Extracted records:
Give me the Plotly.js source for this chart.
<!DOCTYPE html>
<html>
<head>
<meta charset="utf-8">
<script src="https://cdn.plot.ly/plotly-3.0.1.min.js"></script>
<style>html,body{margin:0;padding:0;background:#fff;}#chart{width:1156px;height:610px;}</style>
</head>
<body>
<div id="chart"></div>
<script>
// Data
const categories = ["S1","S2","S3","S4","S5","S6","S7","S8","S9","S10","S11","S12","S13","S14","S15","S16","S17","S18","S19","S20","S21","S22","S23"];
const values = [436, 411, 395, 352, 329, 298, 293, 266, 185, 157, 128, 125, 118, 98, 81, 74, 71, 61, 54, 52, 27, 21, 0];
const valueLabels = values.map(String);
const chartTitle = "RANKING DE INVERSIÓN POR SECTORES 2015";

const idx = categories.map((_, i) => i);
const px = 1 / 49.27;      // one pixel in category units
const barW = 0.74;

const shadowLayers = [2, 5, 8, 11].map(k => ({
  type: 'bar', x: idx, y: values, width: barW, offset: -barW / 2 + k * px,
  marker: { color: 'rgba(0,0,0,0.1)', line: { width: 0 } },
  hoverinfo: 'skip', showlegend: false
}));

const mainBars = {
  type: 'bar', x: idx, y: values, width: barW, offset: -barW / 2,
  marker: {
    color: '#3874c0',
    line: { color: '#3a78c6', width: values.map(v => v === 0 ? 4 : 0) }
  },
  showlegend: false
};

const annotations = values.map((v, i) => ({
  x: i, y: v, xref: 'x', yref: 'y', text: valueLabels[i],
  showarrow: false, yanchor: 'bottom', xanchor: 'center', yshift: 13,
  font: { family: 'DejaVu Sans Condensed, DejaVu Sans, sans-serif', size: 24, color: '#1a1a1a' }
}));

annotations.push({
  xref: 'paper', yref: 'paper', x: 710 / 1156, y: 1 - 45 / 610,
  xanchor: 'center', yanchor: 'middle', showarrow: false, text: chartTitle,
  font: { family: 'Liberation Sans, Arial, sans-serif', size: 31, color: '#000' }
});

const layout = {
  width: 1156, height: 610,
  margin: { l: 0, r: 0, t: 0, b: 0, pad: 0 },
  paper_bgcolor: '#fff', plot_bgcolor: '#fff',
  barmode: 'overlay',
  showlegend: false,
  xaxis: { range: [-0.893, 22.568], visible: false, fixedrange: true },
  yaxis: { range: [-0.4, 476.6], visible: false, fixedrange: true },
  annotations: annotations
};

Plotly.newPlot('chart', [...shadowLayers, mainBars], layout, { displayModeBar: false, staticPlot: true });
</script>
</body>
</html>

...

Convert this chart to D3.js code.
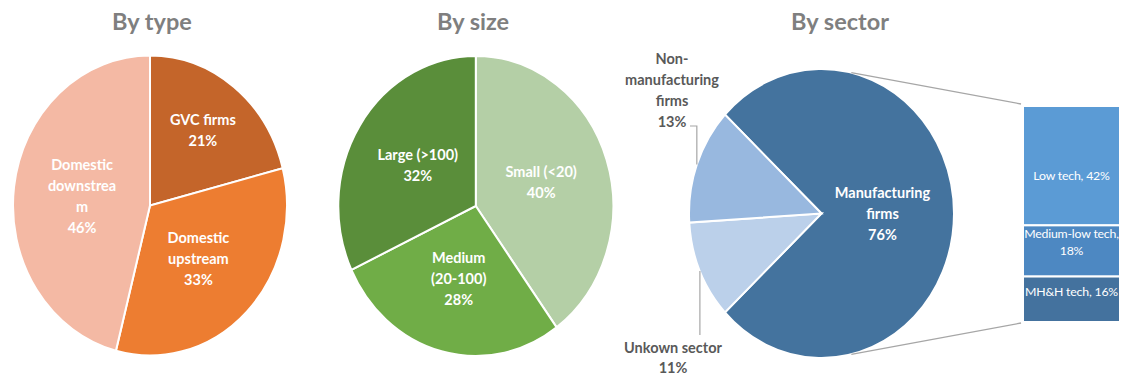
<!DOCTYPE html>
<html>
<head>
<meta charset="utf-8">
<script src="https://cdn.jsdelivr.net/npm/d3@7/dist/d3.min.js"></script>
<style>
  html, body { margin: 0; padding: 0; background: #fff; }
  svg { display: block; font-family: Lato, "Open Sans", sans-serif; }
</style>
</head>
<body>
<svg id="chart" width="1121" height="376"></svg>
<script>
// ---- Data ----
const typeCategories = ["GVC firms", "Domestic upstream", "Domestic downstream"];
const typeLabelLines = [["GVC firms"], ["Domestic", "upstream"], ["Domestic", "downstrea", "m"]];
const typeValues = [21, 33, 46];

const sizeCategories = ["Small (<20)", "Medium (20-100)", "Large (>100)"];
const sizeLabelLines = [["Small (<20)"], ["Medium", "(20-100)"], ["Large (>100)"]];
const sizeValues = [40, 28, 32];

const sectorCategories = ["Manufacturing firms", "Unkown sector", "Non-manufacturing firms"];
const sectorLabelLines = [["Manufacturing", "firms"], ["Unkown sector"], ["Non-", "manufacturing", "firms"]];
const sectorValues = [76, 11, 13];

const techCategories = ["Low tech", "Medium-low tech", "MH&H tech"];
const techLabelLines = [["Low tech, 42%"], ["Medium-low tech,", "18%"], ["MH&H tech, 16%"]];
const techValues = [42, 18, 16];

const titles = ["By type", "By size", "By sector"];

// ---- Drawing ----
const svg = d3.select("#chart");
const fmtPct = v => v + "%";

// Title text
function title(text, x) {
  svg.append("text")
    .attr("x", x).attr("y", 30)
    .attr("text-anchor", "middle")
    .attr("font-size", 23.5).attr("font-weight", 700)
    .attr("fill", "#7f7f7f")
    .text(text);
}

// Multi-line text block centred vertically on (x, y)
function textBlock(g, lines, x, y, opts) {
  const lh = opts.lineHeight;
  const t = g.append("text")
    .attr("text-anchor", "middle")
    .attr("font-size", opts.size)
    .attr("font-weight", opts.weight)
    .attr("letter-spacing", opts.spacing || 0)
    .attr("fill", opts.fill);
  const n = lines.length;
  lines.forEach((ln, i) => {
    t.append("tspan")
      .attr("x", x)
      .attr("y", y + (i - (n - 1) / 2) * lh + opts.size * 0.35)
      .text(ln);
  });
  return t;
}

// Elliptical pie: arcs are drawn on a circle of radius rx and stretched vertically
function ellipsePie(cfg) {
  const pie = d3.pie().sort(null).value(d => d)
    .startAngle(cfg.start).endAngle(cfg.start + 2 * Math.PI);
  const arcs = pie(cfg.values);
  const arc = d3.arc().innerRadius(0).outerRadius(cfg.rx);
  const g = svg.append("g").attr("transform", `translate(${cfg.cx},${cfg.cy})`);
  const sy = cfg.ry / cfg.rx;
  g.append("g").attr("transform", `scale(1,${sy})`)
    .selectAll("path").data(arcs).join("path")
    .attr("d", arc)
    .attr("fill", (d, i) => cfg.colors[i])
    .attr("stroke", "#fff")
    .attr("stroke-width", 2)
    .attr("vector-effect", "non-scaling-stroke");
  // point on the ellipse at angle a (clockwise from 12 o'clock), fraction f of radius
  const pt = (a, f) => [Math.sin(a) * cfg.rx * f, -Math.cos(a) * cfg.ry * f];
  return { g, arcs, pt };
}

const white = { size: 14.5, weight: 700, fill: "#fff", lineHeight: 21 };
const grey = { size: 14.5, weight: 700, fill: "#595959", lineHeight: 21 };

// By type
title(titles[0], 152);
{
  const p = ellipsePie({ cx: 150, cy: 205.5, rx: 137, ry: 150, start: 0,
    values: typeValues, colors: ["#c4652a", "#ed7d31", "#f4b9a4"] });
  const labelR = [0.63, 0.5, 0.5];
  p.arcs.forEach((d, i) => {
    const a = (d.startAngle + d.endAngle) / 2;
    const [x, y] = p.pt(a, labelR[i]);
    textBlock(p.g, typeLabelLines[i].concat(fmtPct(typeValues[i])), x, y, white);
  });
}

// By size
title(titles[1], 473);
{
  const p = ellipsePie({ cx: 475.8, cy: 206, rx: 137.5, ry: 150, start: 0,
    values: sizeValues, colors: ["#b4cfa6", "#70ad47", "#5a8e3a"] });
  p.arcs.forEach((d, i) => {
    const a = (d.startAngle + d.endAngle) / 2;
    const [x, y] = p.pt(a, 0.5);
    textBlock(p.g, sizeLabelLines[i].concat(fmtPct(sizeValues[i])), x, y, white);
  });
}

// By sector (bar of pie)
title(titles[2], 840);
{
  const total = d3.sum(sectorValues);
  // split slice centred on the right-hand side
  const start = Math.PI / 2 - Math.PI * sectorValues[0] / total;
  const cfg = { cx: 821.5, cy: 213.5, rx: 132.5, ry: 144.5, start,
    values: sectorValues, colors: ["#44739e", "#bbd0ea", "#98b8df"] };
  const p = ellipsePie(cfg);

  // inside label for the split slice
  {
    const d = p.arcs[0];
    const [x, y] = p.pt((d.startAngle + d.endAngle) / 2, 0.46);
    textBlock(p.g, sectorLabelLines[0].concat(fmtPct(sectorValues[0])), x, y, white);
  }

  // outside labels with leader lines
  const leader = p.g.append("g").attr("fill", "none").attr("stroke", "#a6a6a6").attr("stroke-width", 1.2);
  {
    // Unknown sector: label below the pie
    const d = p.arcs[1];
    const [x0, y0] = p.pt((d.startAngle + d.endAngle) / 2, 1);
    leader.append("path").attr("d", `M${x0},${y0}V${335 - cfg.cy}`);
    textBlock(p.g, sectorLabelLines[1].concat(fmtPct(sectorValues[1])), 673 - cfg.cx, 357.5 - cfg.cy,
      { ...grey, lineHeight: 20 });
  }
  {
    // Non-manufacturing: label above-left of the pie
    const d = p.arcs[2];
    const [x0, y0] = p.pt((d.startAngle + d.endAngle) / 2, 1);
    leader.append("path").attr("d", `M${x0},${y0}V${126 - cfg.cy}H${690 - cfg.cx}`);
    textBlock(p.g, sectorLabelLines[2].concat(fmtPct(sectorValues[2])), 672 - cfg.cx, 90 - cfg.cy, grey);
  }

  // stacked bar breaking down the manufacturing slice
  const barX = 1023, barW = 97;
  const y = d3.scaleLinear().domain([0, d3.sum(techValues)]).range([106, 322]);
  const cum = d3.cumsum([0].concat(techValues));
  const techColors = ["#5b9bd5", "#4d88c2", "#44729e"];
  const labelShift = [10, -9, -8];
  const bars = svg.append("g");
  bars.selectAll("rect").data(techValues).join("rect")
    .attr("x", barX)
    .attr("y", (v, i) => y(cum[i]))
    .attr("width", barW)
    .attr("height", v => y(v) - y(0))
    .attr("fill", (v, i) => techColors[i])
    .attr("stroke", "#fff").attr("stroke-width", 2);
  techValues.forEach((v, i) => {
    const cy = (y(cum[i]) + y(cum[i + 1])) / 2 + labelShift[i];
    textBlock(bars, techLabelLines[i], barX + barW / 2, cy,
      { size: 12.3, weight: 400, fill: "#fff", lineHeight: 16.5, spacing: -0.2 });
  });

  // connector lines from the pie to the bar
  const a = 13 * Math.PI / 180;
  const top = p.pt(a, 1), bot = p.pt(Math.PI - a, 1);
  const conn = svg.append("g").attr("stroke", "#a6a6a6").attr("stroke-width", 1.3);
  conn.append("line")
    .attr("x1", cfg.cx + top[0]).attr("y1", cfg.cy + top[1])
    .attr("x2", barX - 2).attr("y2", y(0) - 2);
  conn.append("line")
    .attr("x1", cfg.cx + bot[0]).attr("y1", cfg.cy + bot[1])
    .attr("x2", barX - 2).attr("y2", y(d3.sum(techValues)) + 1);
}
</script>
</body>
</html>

◆ WHAT TO DO:
Each line of the material that holds the string "this" counts once; give the total alone.

◆ OUTPUT OF THE EXERCISE:
2